Bir tuhaf adam: Hasan Saltık

Her daim alaylı. Ölümcül kimliklerin karargâhında yetişmiş, enerjisi bitmek bilmez bir subay. Ama esasen şöyle tanımlamak gerekir öncelikle: Bir tuhaf adam…

Her dönemde, sessizce iş yapmaya koyulmuş, ömrünü buna vakfetmiş ancak öldükten sonra hatırlanan, birilerinin radarına giren birileri olmuştur. Yaşarken hayatını vakfettiği işe ilişkin bir sessizlikle yankı bulan, öldüğünde ise korodan oluşan bir grupla herkesin karşısına çıkan birileri de geçmiştir hayatlarımızdan. Ergün Günçe mesela ya da daha farklı bir yerden örnek verirsem, Ubıh dilini yaşatmak için uğraşan Tevfik Esenç. Ya da sağın sahiplendiği bir yazar olarak Tanpınar. Hasan Saltık ise bu kategoriye değil, nadiren rastlanan ve gece olmadan da parlayan bir yıldız kategorisine girer.

1964 doğumlu, Hozatlı. Zaza, Alevi, müzik yapımcısı ve Kalan Müzik’in kurucusu. Alevi dedelerin torunu. Sarı Saltık Ocağı’ndan sayar kendini. Öyle bağlı ki bunlara, İstanbul’da bile Hozat’ta oturur. Hozat’ı İstanbul’a getirdiği gibi, İstanbul’u da gerektiğinde Hozat’a götürebilen, bir bavula sığdırabilen biri.

Bütün “ölümcül kimlikleri” kucaklayıp, yumuşatma gibi bir becerisi de var. Ölümcül kimliklerden, herkesin bir tanesine sahip olduğunda bile belinin büküldüğü yerde, o birkaç tanesini taşıyıp bir yaşam kıpırtısı, yaprak hışırtısı çıkarır kendine.
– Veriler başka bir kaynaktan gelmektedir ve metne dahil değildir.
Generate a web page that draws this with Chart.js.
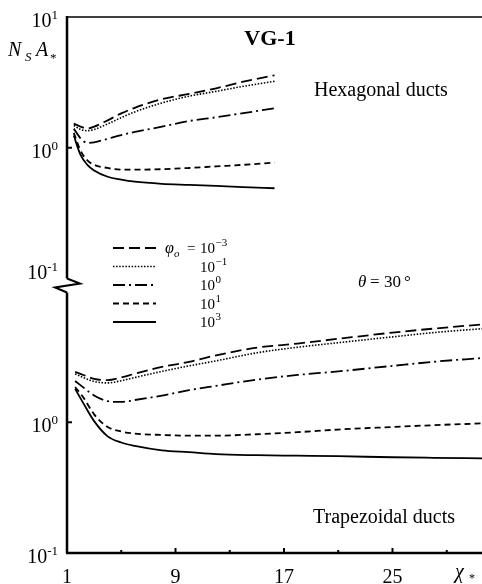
<!DOCTYPE html>
<html><head><meta charset="utf-8">
<script src="https://cdn.jsdelivr.net/npm/chart.js@4.4.1/dist/chart.umd.min.js"></script>
<style>html,body{margin:0;padding:0;background:#fff}#wrap{width:482px;height:584px}</style>
</head><body><div id="wrap"><canvas id="c" width="482" height="584"></canvas></div>
<script>
// ---- data ----
const phiExponents = ['-3', '-1', '0', '1', '3'];
const xTicks = [1, 9, 17, 25];
const xMinorTicks = [5, 13, 21, 29];
const yTopTicks = [0.1, 1, 10];
const yBottomTicks = [0.1, 1];

// Hexagonal ducts (upper panel)
const hexX      = [1.5, 2, 2.5, 3, 4, 5, 6, 8, 10, 12, 14, 16.3];
const hexPhiM3  = [1.53, 1.45, 1.40, 1.45, 1.62, 1.83, 2.02, 2.35, 2.58, 2.85, 3.2, 3.58];
const hexPhiM1  = [1.48, 1.38, 1.35, 1.38, 1.52, 1.70, 1.88, 2.2, 2.48, 2.7, 2.95, 3.22];
const hexPhi0   = [1.40, 1.18, 1.09, 1.10, 1.17, 1.25, 1.32, 1.45, 1.6, 1.71, 1.84, 2.0];
const hexPhi1   = [1.30, 0.95, 0.80, 0.74, 0.70, 0.68, 0.68, 0.685, 0.70, 0.72, 0.74, 0.77];
const hexPhi3   = [1.24, 0.88, 0.74, 0.67, 0.60, 0.57, 0.55, 0.53, 0.52, 0.51, 0.50, 0.49];

// Trapezoidal ducts (lower panel)
const trapX     = [1.6, 2.2, 3, 4, 5, 6, 8, 10, 12, 15, 18, 21, 25, 28, 31.6];
const trapPhiM3 = [2.43, 2.3, 2.15, 2.1, 2.2, 2.35, 2.65, 2.9, 3.25, 3.72, 4.0, 4.35, 4.85, 5.2, 5.6];
const trapPhiM1 = [2.34, 2.2, 2.05, 2.0, 2.08, 2.2, 2.45, 2.7, 2.95, 3.4, 3.75, 4.06, 4.5, 4.85, 5.2];
const trapPhi0  = [2.07, 1.85, 1.6, 1.45, 1.43, 1.48, 1.6, 1.76, 1.9, 2.12, 2.3, 2.45, 2.7, 2.9, 3.1];
const trapPhi1  = [1.86, 1.55, 1.15, 0.92, 0.85, 0.82, 0.80, 0.79, 0.79, 0.81, 0.84, 0.88, 0.92, 0.95, 0.98];
const trapPhi3  = [1.8, 1.4, 1.02, 0.78, 0.70, 0.66, 0.61, 0.59, 0.57, 0.56, 0.555, 0.55, 0.54, 0.535, 0.53];

// ---- styling ----
const dashes = [[11, 5], [1.5, 1.6], [12, 4, 2, 4], [6, 4], []];
const SERIF = '"Liberation Serif", "DejaVu Serif", serif';
const hexSeries = [hexPhiM3, hexPhiM1, hexPhi0, hexPhi1, hexPhi3];
const trapSeries = [trapPhiM3, trapPhiM1, trapPhi0, trapPhi1, trapPhi3];

function mk(xs, ys, axis, i) {
  return {
    data: xs.map((x, k) => ({x: x, y: ys[k]})),
    yAxisID: axis, borderColor: '#000', borderWidth: i === 1 ? 1.6 : 1.8,
    borderDash: dashes[i], pointRadius: 0, fill: false,
    cubicInterpolationMode: 'monotone'
  };
}
const datasets = [];
hexSeries.forEach((s, i) => datasets.push(mk(hexX, s, 'yT', i)));
trapSeries.forEach((s, i) => datasets.push(mk(trapX, s, 'yB', i)));

function text(ctx, str, x, y, size, opts = {}) {
  ctx.font = (opts.style || '') + ' ' + (opts.weight || '') + ' ' + size + 'px ' + SERIF;
  ctx.textAlign = opts.align || 'left';
  ctx.textBaseline = opts.baseline || 'alphabetic';
  ctx.fillText(str, x, y);
  return ctx.measureText(str).width;
}
function width(ctx, str, size) {
  ctx.font = size + 'px ' + SERIF;
  return ctx.measureText(str).width;
}

const decor = {
  id: 'decor',
  afterDraw(chart) {
    const {ctx, chartArea: ca} = chart;
    const x = chart.scales.x, yT = chart.scales.yT, yB = chart.scales.yB;
    ctx.save();
    ctx.strokeStyle = '#000'; ctx.fillStyle = '#000'; ctx.setLineDash([]);
    const L = ca.left;
    const topY = yT.top, botY = yB.bottom;
    const J = yB.top;
    // top frame line
    ctx.lineWidth = 1.5;
    ctx.beginPath(); ctx.moveTo(L, topY); ctx.lineTo(ca.right, topY); ctx.stroke();
    // left axis with break
    ctx.lineWidth = 2.5;
    ctx.beginPath(); ctx.moveTo(L, topY - 1); ctx.lineTo(L, J - 13); ctx.stroke();
    ctx.beginPath(); ctx.moveTo(L, J + 1); ctx.lineTo(L, botY); ctx.stroke();
    ctx.lineWidth = 2;
    ctx.beginPath(); ctx.moveTo(L, J - 13); ctx.lineTo(L + 13, J - 8); ctx.lineTo(L - 12, J - 4); ctx.lineTo(L, J + 1); ctx.stroke();
    // bottom axis
    ctx.lineWidth = 2.5;
    ctx.beginPath(); ctx.moveTo(L - 1, botY); ctx.lineTo(ca.right, botY); ctx.stroke();
    // y ticks (inward)
    ctx.lineWidth = 2;
    [yT.getPixelForValue(1), yB.getPixelForValue(1)].forEach(py => {
      ctx.beginPath(); ctx.moveTo(L, py); ctx.lineTo(L + 5, py); ctx.stroke();
    });
    // x ticks (inward)
    xTicks.slice(1).forEach(v => {
      const px = x.getPixelForValue(v);
      ctx.beginPath(); ctx.moveTo(px, botY); ctx.lineTo(px, botY - 5); ctx.stroke();
    });
    xMinorTicks.forEach(v => {
      const px = x.getPixelForValue(v);
      ctx.beginPath(); ctx.moveTo(px, botY); ctx.lineTo(px, botY - 3); ctx.stroke();
    });

    // y tick labels: 10 with raised exponent, from the scales' own ticks
    [yT, yB].forEach(s => {
      s.ticks.forEach(t => {
        let py = s.getPixelForValue(t.value);
        if (s === yT && t.value < 0.5) py -= 9; // label sits just above the axis break
        const e = String(Math.round(Math.log10(t.value)));
        const we = width(ctx, e, 13);
        const right = L - 9;
        text(ctx, '10', right - we, py + 10, 20, {align: 'right'});
        text(ctx, e, right - we, py + 2, 13);
      });
    });

    // axis titles
    text(ctx, 'N', 8, 56, 20, {style: 'italic'});
    text(ctx, 'S', 25, 61, 13, {style: 'italic'});
    text(ctx, 'A', 36, 56, 20, {style: 'italic'});
    text(ctx, '*', 50, 62, 13);
    text(ctx, 'χ', 455, 578, 20, {style: 'italic'});
    text(ctx, '*', 469, 582, 12);

    // annotations
    text(ctx, 'VG-1', 270, 39, 22, {weight: 'bold', align: 'center', baseline: 'middle'});
    text(ctx, 'Hexagonal ducts', 314, 91, 20, {baseline: 'middle'});
    text(ctx, 'Trapezoidal ducts', 313, 518, 20, {baseline: 'middle'});
    text(ctx, 'θ', 358, 287, 17, {style: 'italic'});
    text(ctx, '=', 370, 287, 17);
    text(ctx, '30', 384, 287, 17);
    text(ctx, '°', 404, 287, 17);

    // legend
    const rowY0 = 248, dy = 18.5;
    for (let i = 0; i < 5; i++) {
      const ry = rowY0 + i * dy;
      ctx.lineWidth = i === 1 ? 1.6 : 1.8; ctx.setLineDash(dashes[i]);
      ctx.beginPath(); ctx.moveTo(113, ry); ctx.lineTo(156, ry); ctx.stroke();
      ctx.setLineDash([]);
      const base = ry + 5;
      if (i === 0) {
        text(ctx, 'φ', 165, base, 16, {style: 'italic'});
        text(ctx, 'o', 174, base + 4, 11, {style: 'italic'});
        text(ctx, '=', 187, base, 15);
      }
      const w = text(ctx, '10', 200, base, 15);
      text(ctx, phiExponents[i].replace('-', '−'), 200 + w + 0.5, base - 7, 11);
    }
    ctx.restore();
  }
};

const commonY = {
  type: 'logarithmic', position: 'left', stack: 'v',
  grid: {display: false}, border: {display: false},
  ticks: {display: false, autoSkip: false},
  afterFit: s => { s.width = 67; }
};

new Chart(document.getElementById('c'), {
  type: 'line',
  data: {datasets: datasets},
  options: {
    responsive: false, animation: false, devicePixelRatio: 1,
    layout: {padding: {top: 17, right: 0, left: 0, bottom: 0}},
    plugins: {legend: {display: false}, tooltip: {enabled: false}},
    scales: {
      x: {
        type: 'linear', min: 1, max: 31.6,
        grid: {display: false}, border: {display: false},
        afterBuildTicks: s => { s.ticks = xTicks.map(v => ({value: v})); },
        ticks: {autoSkip: false, maxRotation: 0, padding: 5, color: '#000',
          font: {family: SERIF, size: 20}, callback: v => String(v)},
        afterFit: s => { s.height = 31; }
      },
      yB: Object.assign({}, commonY, {
        stackWeight: 2, min: 0.1, max: 10,
        afterBuildTicks: s => { s.ticks = yBottomTicks.map(v => ({value: v})); }
      }),
      yT: Object.assign({}, commonY, {
        stackWeight: 2.1, min: Math.pow(10, -1.1), max: 10,
        afterBuildTicks: s => { s.ticks = yTopTicks.map(v => ({value: v})); }
      })
    }
  },
  plugins: [decor]
});
</script>
</body></html>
Bunun sonucu olarak yoksulluktan yakasını, elini, ayağını kurtarmak, onu alt etmek yerine hep zengin yaşamaya, gönlünü hep zengin tutmaya çalışır. O yoksulluktan değil, yoksulluk ondan çekinir gibidir. Yoksulluğun biçtiği yoldan kırılgan grupların lehine herkese murat olamayacak bir dünya kurar. Herhalde, bütün kimliklerin en ötekisi oymuş gibi çalışır, dersek yanlış olmaz.
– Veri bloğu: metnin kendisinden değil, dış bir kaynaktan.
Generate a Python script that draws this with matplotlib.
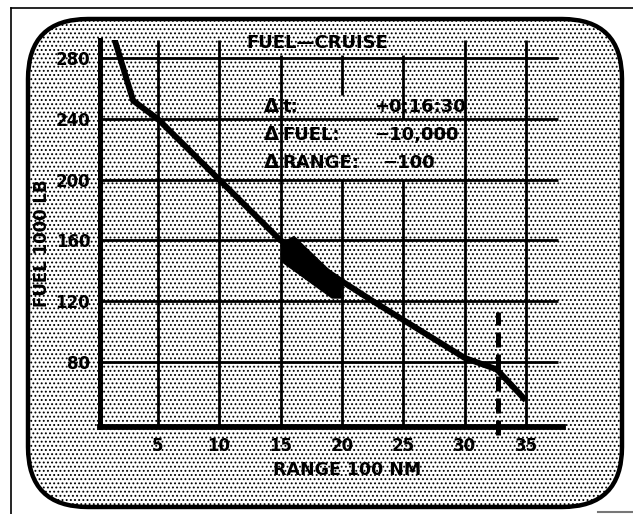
import matplotlib.pyplot as plt
from matplotlib.lines import Line2D
from matplotlib.patches import FancyBboxPatch, Polygon

# fuel-cruise curve: range (100 NM) vs fuel (1000 LB)
range_nm = [1.5, 3.0, 5, 10, 15, 20, 22.5, 25, 30, 32.6, 34.8]
fuel_lb = [292, 252, 240, 200, 160, 133, 120, 107.5, 82.5, 75, 56]

# present position marker on the curve
marker_x = [15.1, 16.1, 19.9, 20.1, 19.2, 15.1]
marker_y = [158, 162.5, 133, 122, 122, 146]

# predicted range limit (dashed)
limit_range = 32.7
limit_fuel = [32, 113]

x_ticks = [5, 10, 15, 20, 25, 30, 35]
y_ticks = [80, 120, 160, 200, 240, 280]

delta_names = ["t:", "FUEL:", "RANGE:"]
delta_values = ["+0:16:30", "\u221210,000", "\u2212100"]

plt.rcParams['hatch.color'] = 'black'
plt.rcParams['hatch.linewidth'] = 0.85
font = dict(family='DejaVu Sans', fontweight='bold', color='black')

fig = plt.figure(figsize=(6.33, 5.14), dpi=100)

# rounded display panel with halftone fill
panel = FancyBboxPatch((0.28, 0.07), 5.94, 4.88, boxstyle="round,pad=0,rounding_size=0.6",
                       transform=fig.dpi_scale_trans, facecolor='white', edgecolor='black',
                       linewidth=3.2, hatch='....', zorder=-5)
fig.patches.append(panel)

# outer frame of the page
fig.add_artist(Line2D([11 / 633, 11 / 633], [0, 1 - 8 / 514], color='black', lw=1.2))
fig.add_artist(Line2D([11 / 633, 1], [1 - 8 / 514, 1 - 8 / 514], color='black', lw=1.2))
fig.add_artist(Line2D([598 / 633, 1], [2 / 514, 2 / 514], color='#777777', lw=1.5))

ax = fig.add_axes([100 / 633, 1 - 427 / 514, 463 / 633, 387 / 514])
ax.patch.set_visible(False)
ax.set_xlim(0.3, 38)
ax.set_ylim(37, 292)

# grid, broken where the display text sits
grid_segments = {5: [(37, 292)], 10: [(37, 292)], 15: [(37, 282)], 20: [(37, 200), (256, 282)],
                 25: [(37, 200), (240, 282)], 30: [(37, 292)], 35: [(37, 292)]}
for x, segs in grid_segments.items():
    for lo, hi in segs:
        ax.plot([x, x], [lo, hi], color='black', lw=2.0, zorder=1, solid_capstyle='butt')
ax.hlines(y_ticks, 0.3, 37.6, color='black', lw=2.0, zorder=1)

ax.plot(range_nm, fuel_lb, color='black', lw=4.3, zorder=4, solid_joinstyle='round')
ax.add_patch(Polygon(list(zip(marker_x, marker_y)), closed=True, color='black', zorder=5))
ax.plot([limit_range, limit_range], limit_fuel, color='black', lw=3.6, dashes=(3, 1.4),
        zorder=5, clip_on=False)

for side in ['top', 'right']:
    ax.spines[side].set_visible(False)
ax.spines['left'].set_linewidth(3.6)
ax.spines['bottom'].set_linewidth(4.2)

ax.set_xticks(x_ticks)
ax.set_yticks(y_ticks)
ax.tick_params(length=0, pad=7)
ax.set_xticklabels([str(v) for v in x_ticks], fontsize=12, **font)
ax.set_yticklabels([str(v) for v in y_ticks], fontsize=12, **font)

ax.text(18.0, 290, "FUEL\u2014CRUISE", ha='center', va='center', fontsize=13, zorder=6, **font)
ax.text(0.533, -0.112, "RANGE 100 NM", transform=ax.transAxes, ha='center', va='center', fontsize=12.5, **font)
ax.text(-0.125, 0.475, "FUEL 1000 LB", transform=ax.transAxes, ha='center', va='center',
        rotation=90, fontsize=12, **font)

delta_rows = [248, 229.5, 211]
value_x = [22.6, 22.6, 23.3]
for row, name, value, vx in zip(delta_rows, delta_names, delta_values, value_x):
    ax.text(14.3, row, "\u0394", ha='center', va='center', fontsize=14, zorder=6, **font)
    ax.text(15.15, row, name, ha='left', va='center', fontsize=13, zorder=6, **font)
    ax.text(vx, row, value, ha='left', va='center', fontsize=13, zorder=6, **font)

plt.savefig("out.png", dpi=100)
plt.close()
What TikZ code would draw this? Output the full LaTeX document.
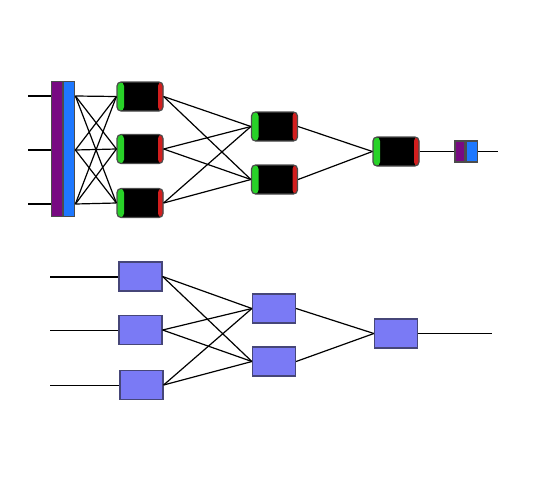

Müzik eğitimi için İstanbul’a gelse de yoksul ve yoksun olmaktan okulu bırakmak zorunda kalır sonraları ama kendince bir okul kurar. Her daim alaylı. Ölümcül kimliklerin karargâhında yetişmiş, enerjisi bitmek bilmez bir subay. Ama esasen şöyle tanımlamak gerekir öncelikle: Bir tuhaf adam.
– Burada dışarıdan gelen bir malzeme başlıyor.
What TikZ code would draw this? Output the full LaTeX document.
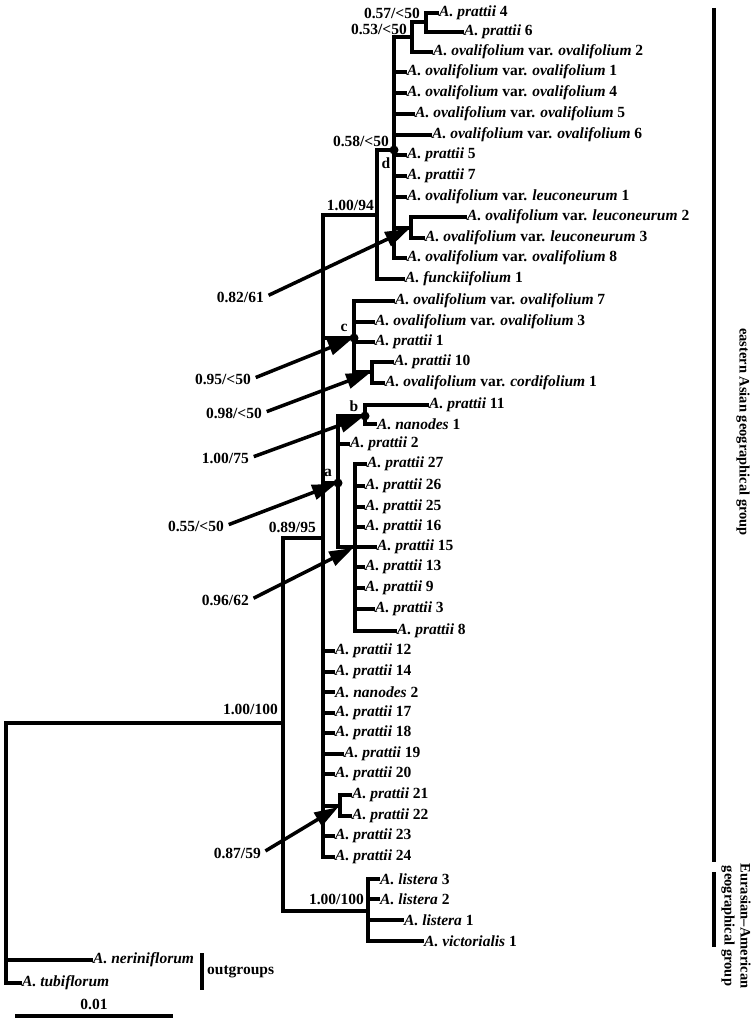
\documentclass[tikz,border=0pt]{standalone}
\usepackage{fontspec}
\setmainfont{Liberation Serif}
\usetikzlibrary{arrows.meta}

\tikzset{
  branch/.style={line width=3.5pt, line cap=rect, line join=miter},
  leaf/.style={anchor=west, inner sep=2pt, font=\fontsize{15.5}{18}\selectfont\bfseries},
  supp/.style={anchor=east, inner sep=1pt, font=\fontsize{15.5}{18}\selectfont\bfseries},
  cladelbl/.style={inner sep=0pt, font=\fontsize{15.5}{18}\selectfont\bfseries},
  sarrow/.style={line width=3.5pt, -{Triangle[length=24pt,width=15pt]}, shorten <=4pt, shorten >=2pt},
  grp/.style={rotate=-90, align=center, inner sep=0pt, font=\fontsize{14.5}{16}\selectfont\bfseries}
}

\begin{document}
\begin{tikzpicture}[x=1pt,y=-1pt]
  \useasboundingbox (0,0) rectangle (755,1022);

  % internal nodes of the tree
  \coordinate (root) at (6,723);
  \coordinate (ing) at (283,723);
  \coordinate (n089) at (323,538);
  \coordinate (n100) at (377,215);
  \coordinate (d) at (394,150);
  \coordinate (n053) at (412,37);
  \coordinate (n057) at (426,22);
  \coordinate (nleu) at (411,228);
  \coordinate (c) at (354,338);
  \coordinate (n098) at (372,372);
  \coordinate (a) at (338,483);
  \coordinate (b) at (365,416);
  \coordinate (n096) at (355,547);
  \coordinate (n087) at (340,806);
  \coordinate (lis) at (368,911);

  % leaves
  \node [leaf] (p4) at (437,13) {\textit{A. prattii} 4};
  \node [leaf] (p6) at (462,32) {\textit{A. prattii} 6};
  \node [leaf] (ov2) at (431,52) {\textit{A. ovalifolium} var. \textit{ovalifolium} 2};
  \node [leaf] (ov1) at (405,72) {\textit{A. ovalifolium} var. \textit{ovalifolium} 1};
  \node [leaf] (ov4) at (405,93) {\textit{A. ovalifolium} var. \textit{ovalifolium} 4};
  \node [leaf] (ov5) at (413,114) {\textit{A. ovalifolium} var. \textit{ovalifolium} 5};
  \node [leaf] (ov6) at (430,135) {\textit{A. ovalifolium} var. \textit{ovalifolium} 6};
  \node [leaf] (p5) at (405,155) {\textit{A. prattii} 5};
  \node [leaf] (p7) at (405,176) {\textit{A. prattii} 7};
  \node [leaf] (le1) at (405,197) {\textit{A. ovalifolium} var. \textit{leuconeurum} 1};
  \node [leaf] (le2) at (465,217) {\textit{A. ovalifolium} var. \textit{leuconeurum} 2};
  \node [leaf] (le3) at (423,238) {\textit{A. ovalifolium} var. \textit{leuconeurum} 3};
  \node [leaf] (ov8) at (405,258) {\textit{A. ovalifolium} var. \textit{ovalifolium} 8};
  \node [leaf] (fu1) at (403,279) {\textit{A. funckiifolium} 1};
  \node [leaf] (ov7) at (393,301) {\textit{A. ovalifolium} var. \textit{ovalifolium} 7};
  \node [leaf] (ov3) at (373,322) {\textit{A. ovalifolium} var. \textit{ovalifolium} 3};
  \node [leaf] (p1) at (373,342) {\textit{A. prattii} 1};
  \node [leaf] (p10) at (392,362) {\textit{A. prattii} 10};
  \node [leaf] (co1) at (383,383) {\textit{A. ovalifolium} var. \textit{cordifolium} 1};
  \node [leaf] (p11) at (427,405) {\textit{A. prattii} 11};
  \node [leaf] (na1) at (375,424) {\textit{A. nanodes} 1};
  \node [leaf] (p2) at (348,444) {\textit{A. prattii} 2};
  \node [leaf] (p27) at (365,464) {\textit{A. prattii} 27};
  \node [leaf] (p26) at (363,486) {\textit{A. prattii} 26};
  \node [leaf] (p25) at (363,507) {\textit{A. prattii} 25};
  \node [leaf] (p16) at (363,527) {\textit{A. prattii} 16};
  \node [leaf] (p15) at (375,547) {\textit{A. prattii} 15};
  \node [leaf] (p13) at (363,567) {\textit{A. prattii} 13};
  \node [leaf] (p9) at (363,588) {\textit{A. prattii} 9};
  \node [leaf] (p3) at (373,609) {\textit{A. prattii} 3};
  \node [leaf] (p8) at (395,631) {\textit{A. prattii} 8};
  \node [leaf] (p12) at (333,651) {\textit{A. prattii} 12};
  \node [leaf] (p14) at (333,672) {\textit{A. prattii} 14};
  \node [leaf] (na2) at (333,692) {\textit{A. nanodes} 2};
  \node [leaf] (p17) at (333,713) {\textit{A. prattii} 17};
  \node [leaf] (p18) at (333,733) {\textit{A. prattii} 18};
  \node [leaf] (p19) at (342,754) {\textit{A. prattii} 19};
  \node [leaf] (p20) at (333,774) {\textit{A. prattii} 20};
  \node [leaf] (p21) at (350,795) {\textit{A. prattii} 21};
  \node [leaf] (p22) at (350,816) {\textit{A. prattii} 22};
  \node [leaf] (p23) at (333,836) {\textit{A. prattii} 23};
  \node [leaf] (p24) at (333,857) {\textit{A. prattii} 24};
  \node [leaf] (li3) at (378,879) {\textit{A. listera} 3};
  \node [leaf] (li2) at (378,899) {\textit{A. listera} 2};
  \node [leaf] (li1) at (402,920) {\textit{A. listera} 1};
  \node [leaf] (vi1) at (422,941) {\textit{A. victorialis} 1};
  \node [leaf] (ner) at (91,960) {\textit{A. neriniflorum}};
  \node [leaf] (tub) at (20,983) {\textit{A. tubiflorum}};

  % branches
  \draw [branch] (root) -- (ing) (root) |- (ner.west) (root) |- (tub.west);
  \draw [branch] (ing) |- (n089) (ing) |- (lis);
  \draw [branch] (lis) |- (li3.west) (lis) |- (li2.west) (lis) |- (li1.west) (lis) |- (vi1.west);
  \draw [branch] (n089) |- (n100) (n089) |- (c) (n089) |- (a) (n089) |- (n087)
    (n089) |- (p12.west) (n089) |- (p14.west) (n089) |- (na2.west) (n089) |- (p17.west)
    (n089) |- (p18.west) (n089) |- (p19.west) (n089) |- (p20.west) (n089) |- (p23.west)
    (n089) |- (p24.west);
  \draw [branch] (n087) |- (p21.west) (n087) |- (p22.west);
  \draw [branch] (n100) |- (d) (n100) |- (fu1.west);
  \draw [branch] (d) |- (n053) (d) |- (nleu) (d) |- (ov1.west) (d) |- (ov4.west)
    (d) |- (ov5.west) (d) |- (ov6.west) (d) |- (p5.west) (d) |- (p7.west)
    (d) |- (le1.west) (d) |- (ov8.west);
  \draw [branch] (n053) |- (n057) (n053) |- (ov2.west);
  \draw [branch] (n057) |- (p4.west) (n057) |- (p6.west);
  \draw [branch] (nleu) |- (le2.west) (nleu) |- (le3.west);
  \draw [branch] (c) |- (n098) (c) |- (ov7.west) (c) |- (ov3.west) (c) |- (p1.west);
  \draw [branch] (n098) |- (p10.west) (n098) |- (co1.west);
  \draw [branch] (a) |- (b) (a) |- (n096) (a) |- (p2.west);
  \draw [branch] (b) |- (p11.west) (b) |- (na1.west);
  \draw [branch] (n096) |- (p27.west) (n096) |- (p26.west) (n096) |- (p25.west)
    (n096) |- (p16.west) (n096) |- (p15.west) (n096) |- (p13.west) (n096) |- (p9.west)
    (n096) |- (p3.west) (n096) |- (p8.west);

  % marked clades
  \fill (a) circle [radius=4.5pt];
  \fill (b) circle [radius=4.5pt];
  \fill (c) circle [radius=4.5pt];
  \fill (d) circle [radius=4.5pt];
  \node [cladelbl] (la) at (328,473) {a};
  \node [cladelbl] (lb) at (354,406) {b};
  \node [cladelbl] (lc) at (344,328) {c};
  \node [cladelbl] (ld) at (386,163) {d};

  % support values
  \node [supp] (s057) at (421,13) {0.57/<50};
  \node [supp] (s053) at (408,29) {0.53/<50};
  \node [supp] (s058) at (390,141) {0.58/<50};
  \node [supp] (s094) at (375,205) {1.00/94};
  \node [supp] (s089) at (317,527) {0.89/95};
  \node [supp] (s100) at (279,709) {1.00/100};
  \node [supp] (s100b) at (365,899) {1.00/100};
  \node [supp] (s082) at (265,297) {0.82/61};
  \node [supp] (s095) at (252,379) {0.95/<50};
  \node [supp] (s098) at (263,413) {0.98/<50};
  \node [supp] (s075) at (250,458) {1.00/75};
  \node [supp] (s055) at (225,526) {0.55/<50};
  \node [supp] (s062) at (250,600) {0.96/62};
  \node [supp] (s059) at (262,853) {0.87/59};
  \draw [sarrow] (s082.east) -- (nleu);
  \draw [sarrow] (s095.east) -- (c);
  \draw [sarrow] (s098.east) -- (n098);
  \draw [sarrow] (s075.east) -- (b);
  \draw [sarrow] (s055.east) -- (a);
  \draw [sarrow] (s062.east) -- (n096);
  \draw [sarrow] (s059.east) -- (n087);

  % groups
  \coordinate (eaT) at (714,8);
  \coordinate (eaB) at (714,862);
  \coordinate (euT) at (714,872);
  \coordinate (euB) at (714,947);
  \coordinate (ogT) at (202,953);
  \coordinate (ogB) at (202,990);
  \draw [line width=3.5pt] (eaT) -- (eaB);
  \draw [line width=3.5pt] (euT) -- (euB);
  \draw [line width=3.5pt] (ogT) -- (ogB);
  \node [grp] (eas) at (743,432) {eastern Asian geographical group};
  \node [grp] (eur) at (736,926) {Eurasian--American\\geographical group};
  \node [leaf] (og) at (205,972) {outgroups};

  % scale bar
  \coordinate (sbL) at (15,1016);
  \coordinate (sbR) at (173,1016);
  \draw [line width=3.5pt] (sbL) -- (sbR);
  \node [cladelbl] (sb) at (94,1004) {0.01};
\end{tikzpicture}
\end{document}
İyi bir tüccar olduğu gibi zararına çalışmayı kendine düstur edinmiş bir müzik antropoloğu. Tuhaflığı piyasayı hem çok iyi okumasından hem de geleceği ön görebilme kabiliyetinden, kamu yararına işler yapmasından ileri geliyor. Üstelik bir sponsora ihtiyaç duymadan, kazandığını kazanamayacağı belli olan işlere yatırması da cabası. “Akmaz ama damlar”, sözü en iyi onun yaptığı işlerde anlamını bulur gibidir.